Under these provisions, the University of California had prepared to return the remains to the KCRC around Jan. 5, 2012. But proceedings stopped a day before due to the restraining order. UCSD agreed to delay the return until UCSD could review the professors’ claims. 

The new lawsuit names the defendants as the University of California; the Board of Regents of the University; UC President, Mark G. Yudof; UCSD Chancellor Marye Anne Fox and UCSD Vice Chancellor for Resource and Planning Gary Matthews.

“The human remains are Native American and the land from which they were removed is the aboriginal lands of the Kumeyaay,” the KCRC said in the document. “Under the Native American Graves Protection Act (NAGPRA) and its implementing regulations, the defendants are required to repatriate the human remains in its possession to KCRC.”

Court documents state that the remains have been studied extensively since their discovery.

“KCRC has over the years criticized the treatment and disrespectful handling and study of the Native American remains, especially the lacquering of the remains to preserve them,” the document states.

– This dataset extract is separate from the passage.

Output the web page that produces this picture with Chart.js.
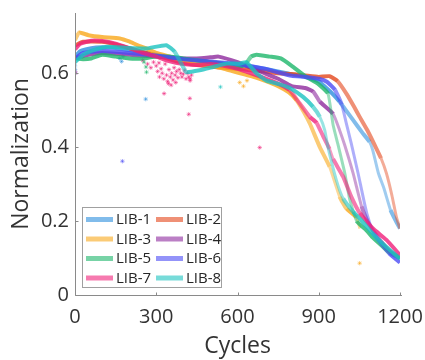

UCLA professor Gail Kennedy led the original excavation in the La Jolla cliffs below the University House. At the time, the area was known for being rich in Native American burials and artifacts and has since been designated as a sanctified cemetery by California state law.

Since the discovery, the remains have been studied and stored at numerous locations throughout the country, including UCLA, the National Museum of History and the Smithsonian Institution. The remains are currently being stored at the San Diego Archaeological Center in agreement with UCSD.

The KCRC is represented by Dorothy Alther with the California Indian Legal Service of Escondido.